Rubin claimed that he had kept an envelope containing secret documents of the mythical "Menshevik Center" in his office at the Marx-Engels Institute before discreetly passing them along to David Riazanov. Following a trial conducted by prosecutor Nikolai Krylenko, Rubin was found guilty of participation in the plot and sentenced to a 5-year term of imprisonment. This testimony of Rubin was used in building a case against his former employer, David Riazanov.

Under suspicion following the trial regarding the Union Bureau, Riazanov was dismissed as director of the Marx-Engels Institute in February 1931.

Ryazanov was arrested shortly before the 1931 Menshevik Trial and his reputation damaged by Rubin's testimony, Riazanov was expelled from the Communist Party and arrested "for helping Menshevik counter-revolutionary activity."

Following his arrest, Riazanov was sent on administrative deportation to the city of Saratov. In Saratov, Riazanov worked for the next six years in the Saratov University library. Riazanov's Marx-Engels Institute was consolidated with the Lenin Institute later in 1931 to form the Marx–Engels–Lenin Institute, under the direction of Vladimir Adoratsky.

During the Yezhovshchina of 1937, Riazanov was again arrested as an alleged member of a "right-opportunist Trotskyist organisation." On 21 January 1938, following trial, the Military Collegium of the USSR Supreme Court condemned Riazanov to death and he was executed.

Riazanov was rehabilitated in political terms in 1989 as part of the glasnost campaign of Mikhail Gorbachev.

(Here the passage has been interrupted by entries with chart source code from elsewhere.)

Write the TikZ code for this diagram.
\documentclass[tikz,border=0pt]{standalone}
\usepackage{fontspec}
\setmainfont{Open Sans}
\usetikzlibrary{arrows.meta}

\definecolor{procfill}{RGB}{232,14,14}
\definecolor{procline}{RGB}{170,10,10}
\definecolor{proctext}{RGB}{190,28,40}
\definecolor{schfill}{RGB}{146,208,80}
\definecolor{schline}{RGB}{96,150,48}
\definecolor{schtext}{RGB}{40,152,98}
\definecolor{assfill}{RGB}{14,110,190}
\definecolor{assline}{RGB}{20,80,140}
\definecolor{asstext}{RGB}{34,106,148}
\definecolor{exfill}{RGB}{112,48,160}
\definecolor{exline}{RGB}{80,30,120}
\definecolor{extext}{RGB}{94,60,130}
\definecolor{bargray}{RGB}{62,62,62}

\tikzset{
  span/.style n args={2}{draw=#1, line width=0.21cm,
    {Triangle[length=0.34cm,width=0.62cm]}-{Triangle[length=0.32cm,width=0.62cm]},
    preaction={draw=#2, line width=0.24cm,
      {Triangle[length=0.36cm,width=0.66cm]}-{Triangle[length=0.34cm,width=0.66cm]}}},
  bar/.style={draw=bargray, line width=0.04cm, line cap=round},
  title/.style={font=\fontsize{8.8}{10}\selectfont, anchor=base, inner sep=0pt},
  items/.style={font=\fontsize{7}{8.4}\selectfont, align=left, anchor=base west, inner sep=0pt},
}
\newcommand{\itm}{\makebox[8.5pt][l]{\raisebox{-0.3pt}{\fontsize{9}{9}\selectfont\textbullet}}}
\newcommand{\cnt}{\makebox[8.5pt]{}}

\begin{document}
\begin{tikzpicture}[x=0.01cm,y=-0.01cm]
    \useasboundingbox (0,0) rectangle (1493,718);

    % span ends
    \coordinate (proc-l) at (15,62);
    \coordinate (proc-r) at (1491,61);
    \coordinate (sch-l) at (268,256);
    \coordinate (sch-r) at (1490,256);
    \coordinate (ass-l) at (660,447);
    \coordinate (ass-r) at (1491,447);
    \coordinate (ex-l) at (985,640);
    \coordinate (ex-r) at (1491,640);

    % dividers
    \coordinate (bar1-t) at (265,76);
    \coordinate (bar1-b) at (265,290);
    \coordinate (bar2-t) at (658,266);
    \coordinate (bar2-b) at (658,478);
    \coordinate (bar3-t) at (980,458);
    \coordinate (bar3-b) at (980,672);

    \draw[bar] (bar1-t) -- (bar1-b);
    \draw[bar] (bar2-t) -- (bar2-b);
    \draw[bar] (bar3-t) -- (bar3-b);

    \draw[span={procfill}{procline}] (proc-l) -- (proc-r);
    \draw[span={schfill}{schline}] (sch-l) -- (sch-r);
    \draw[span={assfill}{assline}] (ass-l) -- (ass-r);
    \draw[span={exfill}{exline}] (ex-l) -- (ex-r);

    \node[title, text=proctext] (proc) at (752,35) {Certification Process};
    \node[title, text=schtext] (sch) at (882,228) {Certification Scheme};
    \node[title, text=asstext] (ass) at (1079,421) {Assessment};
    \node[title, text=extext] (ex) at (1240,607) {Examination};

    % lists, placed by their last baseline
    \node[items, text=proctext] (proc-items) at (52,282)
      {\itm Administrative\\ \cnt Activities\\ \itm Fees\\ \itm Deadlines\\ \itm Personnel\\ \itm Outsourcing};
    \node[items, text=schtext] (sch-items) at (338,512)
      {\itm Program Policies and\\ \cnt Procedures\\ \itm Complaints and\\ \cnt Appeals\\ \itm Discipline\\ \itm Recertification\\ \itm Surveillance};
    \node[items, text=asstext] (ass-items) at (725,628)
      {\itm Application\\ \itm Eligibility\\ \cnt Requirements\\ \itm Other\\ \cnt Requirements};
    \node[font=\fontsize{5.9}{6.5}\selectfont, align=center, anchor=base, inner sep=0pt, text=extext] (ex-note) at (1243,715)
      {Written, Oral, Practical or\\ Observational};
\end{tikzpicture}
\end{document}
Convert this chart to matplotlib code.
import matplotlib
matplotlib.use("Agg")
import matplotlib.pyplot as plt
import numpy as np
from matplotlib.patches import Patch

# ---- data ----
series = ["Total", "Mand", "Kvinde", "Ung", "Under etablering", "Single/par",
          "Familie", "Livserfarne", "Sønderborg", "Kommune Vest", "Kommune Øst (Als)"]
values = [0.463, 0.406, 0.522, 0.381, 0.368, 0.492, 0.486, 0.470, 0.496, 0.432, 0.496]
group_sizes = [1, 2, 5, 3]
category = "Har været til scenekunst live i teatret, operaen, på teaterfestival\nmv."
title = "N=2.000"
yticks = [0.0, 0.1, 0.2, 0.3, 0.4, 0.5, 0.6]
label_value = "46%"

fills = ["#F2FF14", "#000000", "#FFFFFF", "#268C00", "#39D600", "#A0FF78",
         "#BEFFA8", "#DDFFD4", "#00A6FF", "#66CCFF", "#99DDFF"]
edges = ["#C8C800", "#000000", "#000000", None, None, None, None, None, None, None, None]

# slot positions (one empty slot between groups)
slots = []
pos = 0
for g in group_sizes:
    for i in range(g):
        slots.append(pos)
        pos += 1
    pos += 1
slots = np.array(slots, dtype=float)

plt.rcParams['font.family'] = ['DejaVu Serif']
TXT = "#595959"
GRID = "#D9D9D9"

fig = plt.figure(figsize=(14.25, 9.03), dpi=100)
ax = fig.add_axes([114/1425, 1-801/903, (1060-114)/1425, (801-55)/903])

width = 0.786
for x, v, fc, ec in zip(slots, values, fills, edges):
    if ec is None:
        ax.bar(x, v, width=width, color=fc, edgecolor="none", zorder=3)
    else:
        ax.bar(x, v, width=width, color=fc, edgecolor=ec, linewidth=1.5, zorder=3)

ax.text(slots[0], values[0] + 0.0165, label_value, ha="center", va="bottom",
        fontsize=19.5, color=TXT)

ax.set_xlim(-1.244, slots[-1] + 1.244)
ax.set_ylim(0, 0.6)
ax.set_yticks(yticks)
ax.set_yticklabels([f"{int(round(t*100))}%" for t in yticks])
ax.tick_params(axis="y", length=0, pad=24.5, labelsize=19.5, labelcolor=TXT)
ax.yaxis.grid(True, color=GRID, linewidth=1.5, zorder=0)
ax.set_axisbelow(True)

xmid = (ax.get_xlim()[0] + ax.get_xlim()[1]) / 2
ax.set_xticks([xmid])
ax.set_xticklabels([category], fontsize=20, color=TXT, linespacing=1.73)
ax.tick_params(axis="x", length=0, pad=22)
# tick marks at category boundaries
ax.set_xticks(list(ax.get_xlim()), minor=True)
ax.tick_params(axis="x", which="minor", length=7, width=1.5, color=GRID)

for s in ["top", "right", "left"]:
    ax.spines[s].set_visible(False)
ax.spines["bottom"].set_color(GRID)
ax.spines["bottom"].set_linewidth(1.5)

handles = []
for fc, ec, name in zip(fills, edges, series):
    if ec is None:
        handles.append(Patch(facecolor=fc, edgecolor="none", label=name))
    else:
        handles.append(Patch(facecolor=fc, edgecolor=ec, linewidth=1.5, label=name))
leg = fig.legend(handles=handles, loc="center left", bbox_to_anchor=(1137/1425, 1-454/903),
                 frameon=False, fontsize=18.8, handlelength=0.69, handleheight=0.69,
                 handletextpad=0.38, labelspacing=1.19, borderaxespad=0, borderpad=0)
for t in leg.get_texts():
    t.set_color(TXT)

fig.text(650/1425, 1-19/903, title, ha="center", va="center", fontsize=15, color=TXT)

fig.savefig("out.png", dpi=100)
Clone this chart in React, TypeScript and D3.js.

According to historian Colum Leckey, David Riazanov's chief achievement lay in the realm of Marxology: acquiring, preparing, and publishing for the first time previously unknown writings of Karl Marx and Frederick Engels. Included among these were the works The German Ideology, sections of Economic and Philosophic Manuscripts of 1844, Critique of Hegel's Philosophy of Right and Dialectics of Nature.

==Works==
- Anglo-russkia otnosheniia v otsenke K. Marksa: Istoriko-kriticheskii etiud. (Ango-Russian Relations in the Estimation of K. Marx: A Historico-Critical Study.) Petrograd: Izdanie Petrogradskago Soveta rabochikh i krasnoarmeiskikh deputatov, 1918.
- G.V. Plekhanov i gruppa "Osvobozhdenie truda". (G.V. Plekhanov and the "Emancipation of Labor" Group.) Moscow: Otdel pechati Moskovskogo Soveta rabochikh i krasnoarmeiskikh deputatov, 1919.
- Международный пролетариат и война. Сборник статей 1914-1916 г. (The International Proletariat and the War: Collection of Articles, 1914–1916.)
- Institut K. Marksa i F. Engelʹsa pri V.Ts.I.K. (The Institute of K. Marx and F. Engels of the All-Russian Central Executive Committee.) Moscow: Moskovskii Rabochii, 1923.
- Zadachi profsoiuzov do i v epokhu diktatury proletariata. (The Tasks of the Unions preceding and during the Epoch of the Dictatorship of the Proletariat.) Kharkov: Proletarii, 1923.
- Karl Marx and Friedrich Engels. Joshua Kunitz, trans. New York: International Publishers, 1927.
- Karl Marx: Man, Thinker, and Revolutionist. A Symposium. (Editor.) London: Lawrence and Wishart, 1927.
- Vzgliady Marksa i Engel'sa na brak i semiu. (The Views of Marx and Engels on Marriage and the Family.) Moscow: Molodaia gvardiia, 1927. —Reissued in translation as Communism and Marriage.